Many in Louisville would argue that Check’s Cafe is the city’s best neighborhood tavern. Certainly, you’d get some passionate testimonials from those who live in the vicinity of Germantown and Schnitzelburg and have enjoyed favorites like chili, white bean soup and fried fish for years.
The folks in Middletown now have a reason to get in on some of that fun with Check’s BBQ & Blues, a collaboration between Check’s owner, John Murrow, and business partner, Todd Zaborac. The small Middletown space in a strip mall was created as a sort of hybrid between Check’s and the former Scotty’s Ribs & More, the previous tenant before the changeover.
The space was known to the neighborhood for about a decade-and-a-half as Bubba’s Bub-Ba-Que, featuring fare made by the owner and chef Hal Steinbeck. When he retired, he passed on his recipe to Scotty’s, creating the new look — there was a remodel before the new Check’s opened back in the spring — neighborhood barbecue joint and tavern.
The split space has a long, L-shaped bar on one side with a small row of tables and a full dining room on the other with plenty of seating, mostly high-tops for parties of varying sizes. TVs and beer signs dot the wood-trimmed walls, and both sections have their own entrances.
Boiled down, the place does have a Check’s sort of feel to it: unpretentious and laid back, with a focus on reasonably priced, quality bar fare. That said, I was not surprised when I stopped in for a late lunch and found several regulars bellied up to the bar, even with the slow period of the day rendering the dining room empty.
The menu looks like a pretty even split down the middle, with plenty of barbecue options like barbecue sandwiches and half-pound brisket and pulled pork dinners, not to mention spare ribs and St. Louis-style ribs.
There are several burgers in the mix, and starters include items like barbecue nachos, loaded fries and pan-fried oysters.
For those Check’s Cafe purists, the signature white bean soup is on the menu along with the Check’s Fish Sandwich. (Sorry, folks, no chili-cheese fries.)

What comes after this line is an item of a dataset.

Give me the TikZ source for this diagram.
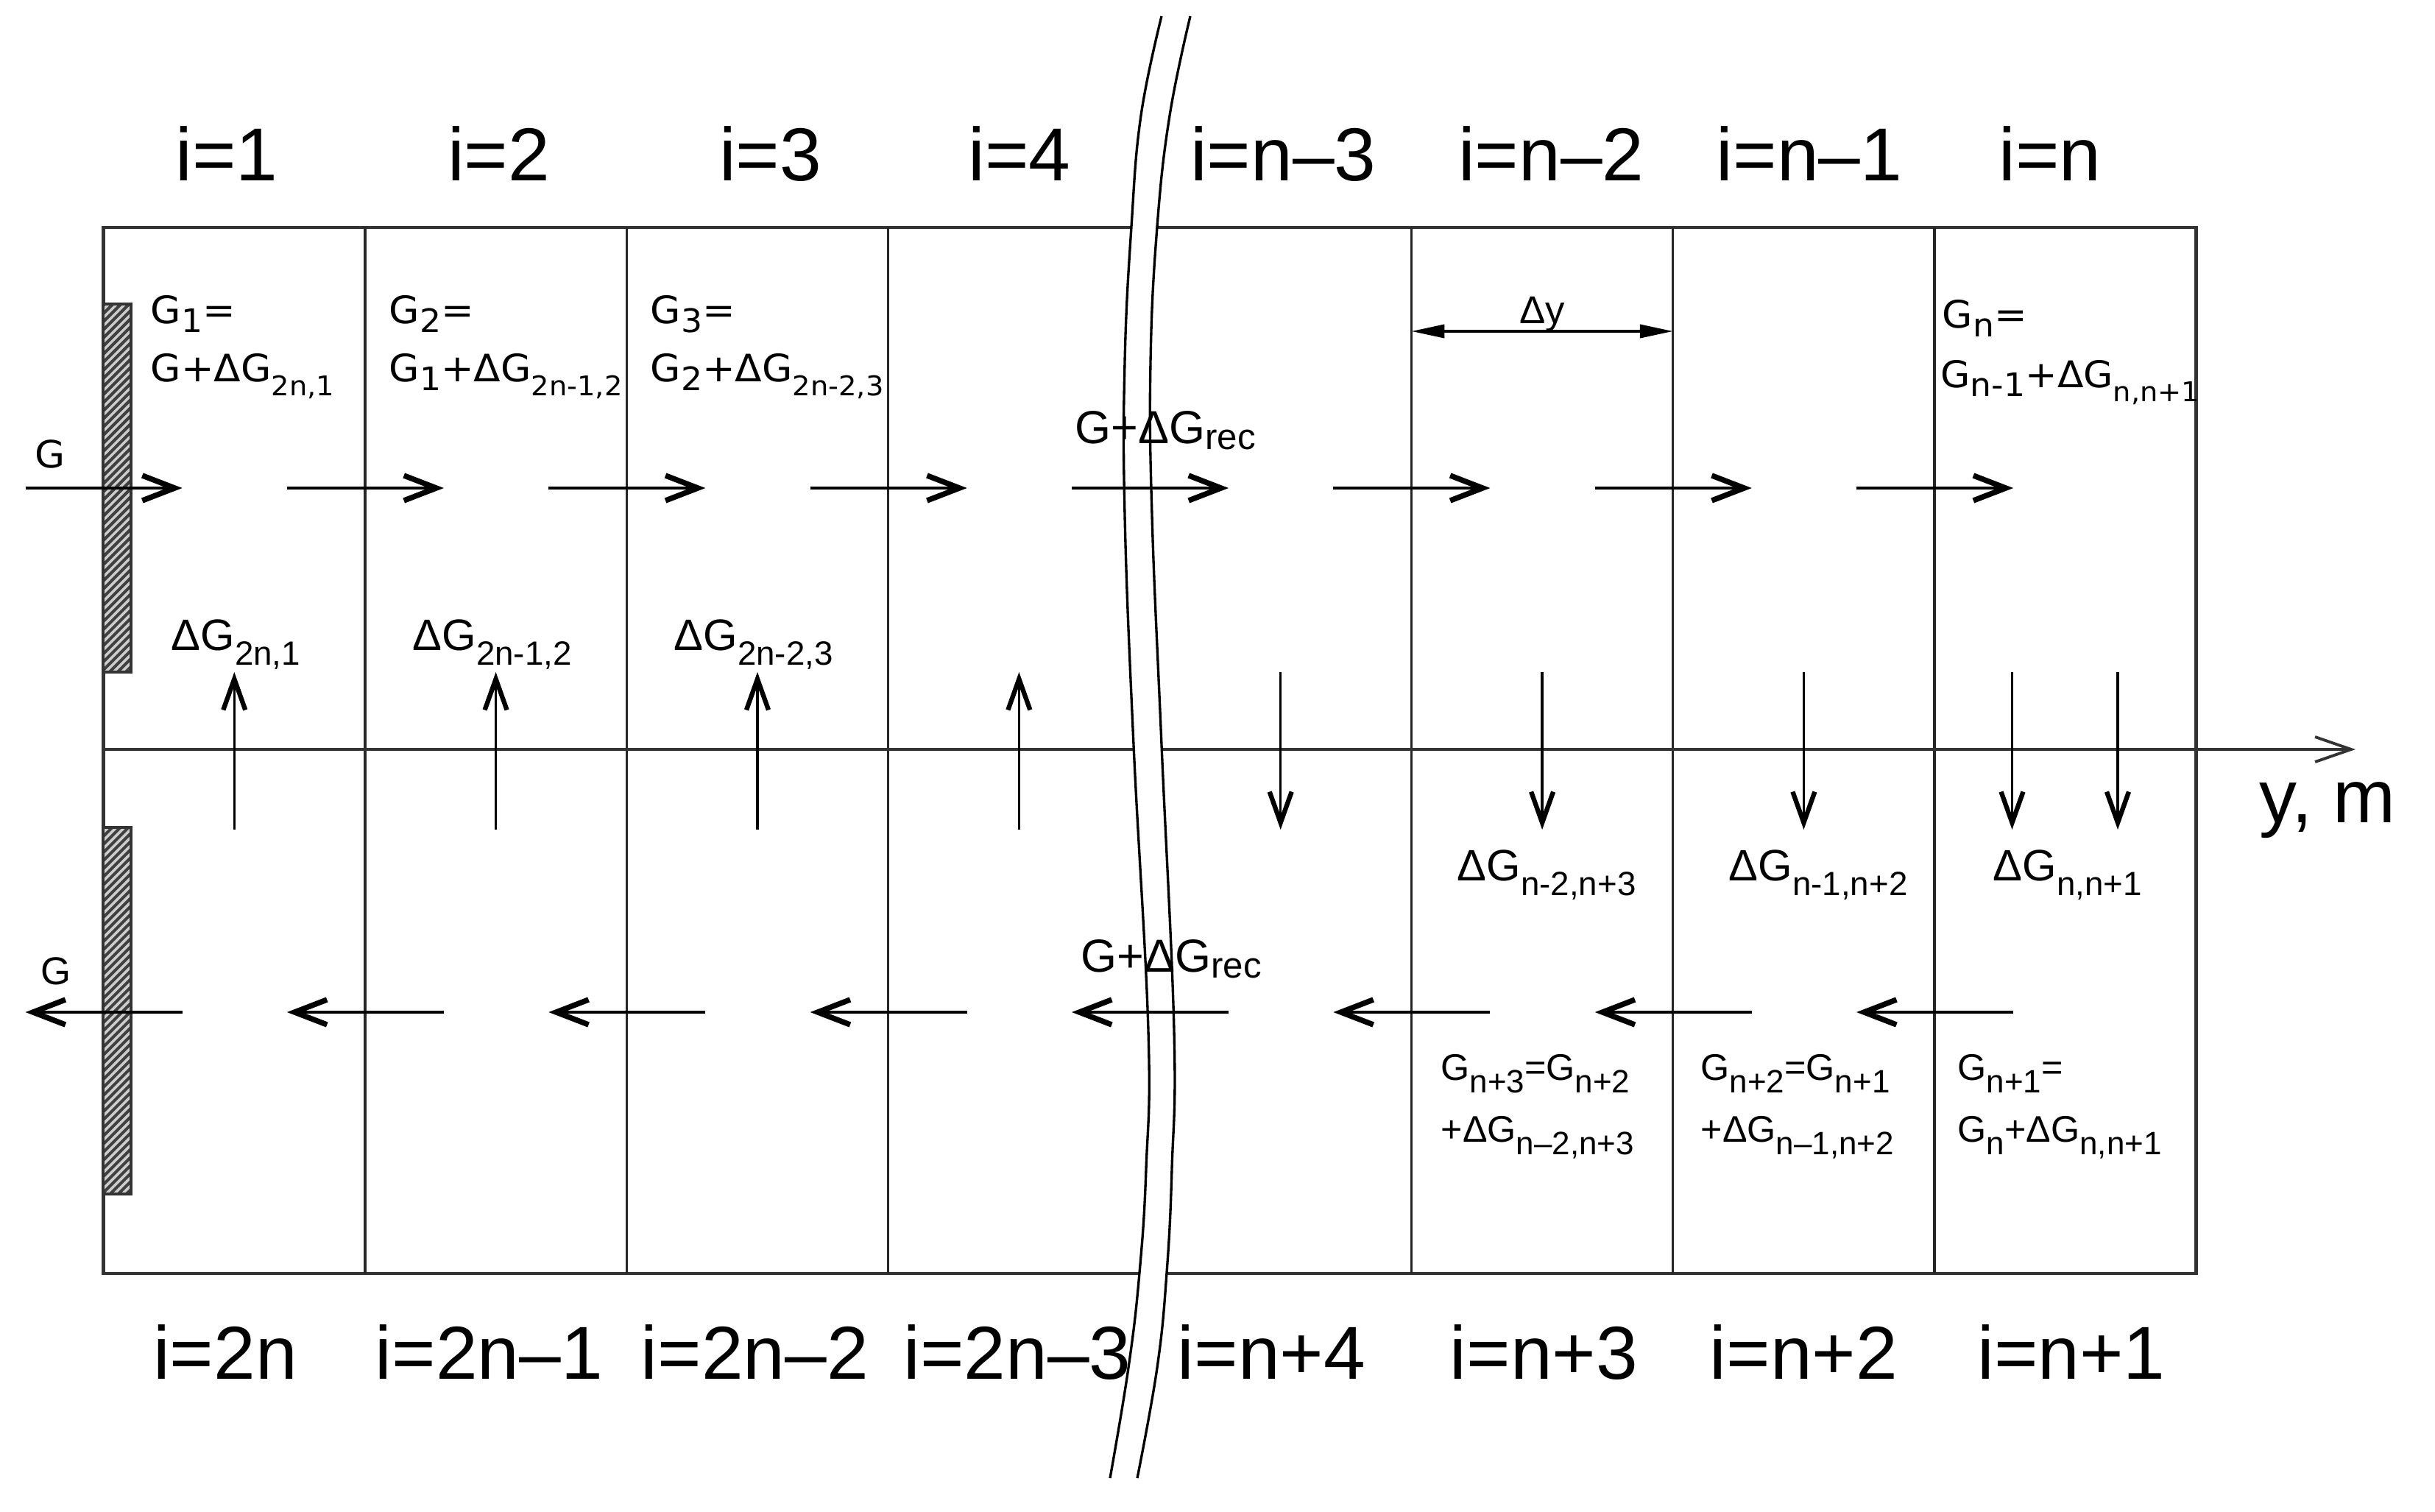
\documentclass[tikz,border=0pt]{standalone}
\usepackage{fontspec}
\setmainfont{Liberation Sans}
\newfontfamily\dvfont[FakeStretch=1.04]{DejaVu Sans}
\usetikzlibrary{arrows.meta}
\newcommand{\subG}[1]{\raisebox{-0.12cm}{\fontsize{12.5}{12.5}\selectfont #1}}
\newcommand{\subD}[1]{\raisebox{-0.19cm}{\fontsize{10.5}{10.5}\selectfont #1}}
\newcommand{\subA}[1]{\raisebox{-0.17cm}{\fontsize{12.5}{12.5}\selectfont #1}}
\newcommand{\subB}[1]{\raisebox{-0.2cm}{\fontsize{13}{13}\selectfont #1}}
\newcommand{\subR}[1]{\raisebox{-0.08cm}{\fontsize{14}{14}\selectfont #1}}
\begin{document}
\begin{tikzpicture}[x=0.01cm,y=-0.01cm,
  gridline/.style={line width=0.95pt, draw=black!85},
  outer/.style={line width=1.2pt, draw=black!80},
  flowarrow/.style={line width=1pt, -{Straight Barb[length=0.44cm,width=0.34cm,line width=2.1pt]}},
  vertarrow/.style={line width=1pt, -{Straight Barb[length=0.42cm,width=0.3cm,line width=1.8pt]}},
  axisarrow/.style={line width=1.1pt, draw=black!80, -{Straight Barb[length=0.49cm,width=0.34cm,line width=1.1pt]}},
  dimarrow/.style={line width=1.1pt, {Triangle[length=0.45cm,width=0.18cm]}-{Triangle[length=0.45cm,width=0.18cm]}},
  breakline/.style={line width=0.95pt, draw=black},
  bignum/.style={font=\fontsize{29}{34}\selectfont, inner sep=0pt, anchor=base},
  ulab/.style={font=\dvfont\fontsize{14.6}{17}\selectfont, inner sep=0pt, anchor=base west},
  dlab/.style={font=\fontsize{17}{20}\selectfont, inner sep=0pt, anchor=base west},
  rlab/.style={font=\fontsize{14.3}{17}\selectfont, inner sep=0pt, anchor=base west},
  reclab/.style={font=\fontsize{17.9}{20}\selectfont, inner sep=0pt, anchor=base west}]
\useasboundingbox (0,0) rectangle (3308,2054);

% column boundaries
\foreach \k in {0,...,8}{
  \pgfmathsetmacro\xb{140.6+\k*355.36}
  \coordinate (bt\k) at (\xb,308.7);
  \coordinate (bb\k) at (\xb,1729.6);
}
\draw[outer] (bt0) rectangle (bb8);
\foreach \k in {1,2,3,5,6,7} \draw[gridline] (bt\k) -- (bb\k);

% axis
\coordinate (ax0) at (140.6,1018);
\coordinate (axtip) at (3200,1018);
\draw[axisarrow] (ax0) -- (axtip);

% break
\fill[white] plot[smooth, tension=0.7] coordinates {(1578,22) (1550,157) (1537,308) (1528,492) (1528,700) (1540,1012) (1560,1400) (1557,1588) (1548,1729) (1533,1858) (1508,2008)}
  -- plot[smooth, tension=0.7] coordinates {(1545,2008) (1572,1858) (1585,1729) (1592,1588) (1595,1400) (1578,1012) (1565,700) (1563,492) (1572,308) (1589,157) (1617,22)} -- cycle;
\draw[breakline] plot[smooth, tension=0.7] coordinates {(1578,22) (1550,157) (1537,308) (1528,492) (1528,700) (1540,1012) (1560,1400) (1557,1588) (1548,1729) (1533,1858) (1508,2008)};
\draw[breakline] plot[smooth, tension=0.7] coordinates {(1617,22) (1589,157) (1572,308) (1563,492) (1565,700) (1578,1012) (1595,1400) (1592,1588) (1585,1729) (1572,1858) (1545,2008)};

% hatched walls
\begin{scope}
  \clip (140.6,413) rectangle (178,913);
  \fill[black!75] (140.6,413) rectangle (178,913);
  \foreach \yy in {420,431,...,980} \draw[white!80!black, line width=1pt] (130,\yy) -- ++(60,-60);
\end{scope}
\draw[line width=1pt, black!80] (140.6,413) rectangle (178,913);
\begin{scope}
  \clip (140.6,1124) rectangle (178,1622);
  \fill[black!75] (140.6,1124) rectangle (178,1622);
  \foreach \yy in {1130,1141,...,1690} \draw[white!80!black, line width=1pt] (130,\yy) -- ++(60,-60);
\end{scope}
\draw[line width=1pt, black!80] (140.6,1124) rectangle (178,1622);

% flow arrows
\foreach \k in {0,...,7}{
  \pgfmathsetmacro\xb{140.6+\k*355.36}
  \coordinate (ua\k) at (\xb-106,663);
  \coordinate (ub\k) at (\xb+107,663);
  \draw[flowarrow] (ua\k) -- (ub\k);
  \coordinate (la\k) at (\xb+107,1375);
  \coordinate (lb\k) at (\xb-106,1375);
  \draw[flowarrow] (la\k) -- (lb\k);
}

% vertical exchange arrows
\foreach \x [count=\j] in {318.3,673.6,1029,1384.4}{
  \coordinate (va\j) at (\x,1127);
  \coordinate (vb\j) at (\x,913);
  \draw[vertarrow] (va\j) -- (vb\j);
}
\foreach \x [count=\j] in {1739.7,2095.1,2450.4,2733.5,2877}{
  \coordinate (wa\j) at (\x,913);
  \coordinate (wb\j) at (\x,1127);
  \draw[vertarrow] (wa\j) -- (wb\j);
}

% dimension
\coordinate (dy1) at (1917.4,450);
\coordinate (dy2) at (2272.8,450);
\draw[dimarrow] (dy1) -- (dy2);
\node[font=\fontsize{15}{18}\selectfont, inner sep=0pt, anchor=base] (dylab) at (2095,439) {Δy};

% index labels
\foreach \t/\x [count=\j] in {i=1/308, i=2/677.5, i=3/1046.5, i=4/1385, i=n–3/1743.5, i=n–2/2107.5, i=n–1/2458, i=n/2785}
  \node[bignum] (top\j) at (\x,245) {\t};
\foreach \t/\x [count=\j] in {i=2n/306, i=2n–1/664.5, i=2n–2/1025.5, i=2n–3/1382, i=n+4/1727.5, i=n+3/2097.5, i=n+2/2450.5, i=n+1/2814}
  \node[bignum] (bot\j) at (\x,1873) {\t};
\node[font=\fontsize{29}{34}\selectfont, inner sep=0pt, anchor=base west] (ym) at (3069,1117) {y, m};

% inlet / outlet
\node[font=\dvfont\fontsize{14.5}{17}\selectfont, inner sep=0pt, anchor=base west] (gin) at (47,635) {G};
\node[font=\fontsize{15}{18}\selectfont, inner sep=0pt, anchor=base west] (gout) at (55,1337) {G};

% upper cell labels
\node[ulab] (g1a) at (204,439) {G\subG{1}=};
\node[ulab] (g1b) at (204,518) {G+ΔG\subD{2n,1}};
\node[ulab] (g2a) at (528,439) {G\subG{2}=};
\node[ulab] (g2b) at (528,518) {G\subG{1}+ΔG\subD{2n-1,2}};
\node[ulab] (g3a) at (883,439) {G\subG{3}=};
\node[ulab] (g3b) at (883,518) {G\subG{2}+ΔG\subD{2n-2,3}};
\node[ulab] (gna) at (2638,445) {G\subG{n}=};
\node[ulab, font=\dvfont\fontsize{14.2}{17}\selectfont] (gnb) at (2636,526) {G\subG{n-1}+ΔG\subD{n,n+1}};

% recirculation labels
\node[reclab] (rec1) at (1460,602) {G+ΔG\subR{rec}};
\node[reclab] (rec2) at (1468,1320) {G+ΔG\subR{rec}};

% exchange labels
\node[dlab] (d1) at (232,883) {ΔG\subB{2n,1}};
\node[dlab] (d2) at (560,883) {ΔG\subB{2n-1,2}};
\node[dlab] (d3) at (915,883) {ΔG\subB{2n-2,3}};
\node[dlab] (d4) at (1979,1196) {ΔG\subB{n-2,n+3}};
\node[dlab] (d5) at (2348,1196) {ΔG\subB{n-1,n+2}};
\node[dlab] (d6) at (2707,1196) {ΔG\subB{n,n+1}};

% lower cell labels
\node[rlab] (h1a) at (1957,1467) {G\subA{n+3}=G\subA{n+2}};
\node[rlab] (h1b) at (1957,1551) {+ΔG\subA{n–2,n+3}};
\node[rlab] (h2a) at (2310,1467) {G\subA{n+2}=G\subA{n+1}};
\node[rlab] (h2b) at (2310,1551) {+ΔG\subA{n–1,n+2}};
\node[rlab] (h3a) at (2659,1467) {G\subA{n+1}=};
\node[rlab] (h3b) at (2659,1551) {G\subA{n}+ΔG\subA{n,n+1}};
\end{tikzpicture}
\end{document}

Looking to strike a balance, my eyes landed on the brisket chili. No, Check’s never put brisket in its chili to my knowledge, but it seemed like a good blend to start with. I was right. For starters, much like at Check’s in Schnitzelburg, the chili comes either with or without spaghetti, and onions and cheese are options.
I got mine with cheese and without spaghetti, and as soon as it was placed before me, garnished with a couple of packets of saltines, I saw beneath the mound of cheese that it did bear a strikingly resemblance to the chili I’d had at the cafe in previous years. There was one exception, however, in the form of a large hunk of brisket peeking through the deep, red chili.
I dug in and found more brisket than I’d imagined for the reasonable $5.99 price tag, in the form of big cubes, some of which were so tender that they fell apart in my mouth without chewing. The chili itself was bright and peppery, a bit on the salty side, but each bite that included brisket brought with a burst of rich, smoky flavor.
I lost count of how many chunks of brisket I gobbled up in the course of finishing the bowl, but I’m guessing it was 14 or 15 — probably a good quarter-pound of brisket. Not too shabby.
Feeling in a Check’s Cafe mood and my barbecue taste satisfied, I fell back on the fish sandwich, fried cod on your choice of white, wheat or rye, and a side of housemade tartar. I was already feeling a bit full from the chili, so I went with a one-piece sandwich ($7.99) instead of the double ($10.99). I also opted against paying $2.25 for a side from a tempting list that includes fried corn, mashed potatoes, potato salad, fried apples and more.
My sandwich came out fairly quickly, a sizable piece of breaded and fried cod with a crispy, light brown coating that was thick and crispy on the ends.
The thick, clean cut of cod was a win and was accented nicely by a thin layer of the crunchy-meets-creamy house tartar, which infuses so much bright pickle and lemony flavor that it was downright startling when I took that first bite.
Sweet pickles have never been a favorite of mine, but this was worth it.
All in all, Check’s BBQ & Blues is a worthy sister neighborhood tavern and restaurant for a Louisville classic that dates back generations.
As you guessed from the name, live music is a staple, and if you go for food, be sure to ask for the day’s specials. When I was there, $8.99 would have gotten you fried chicken livers, pork chops or chicken cordon bleu with two sides.
Check’s BBQ & Blues, located at 14049 Shelbyville Road, is open Monday through Thursday, 11 a.m. to 11 p.m.; Friday and Saturday, 11 a.m. to midnight; and Sunday, 11 a.m. to 10 p.m.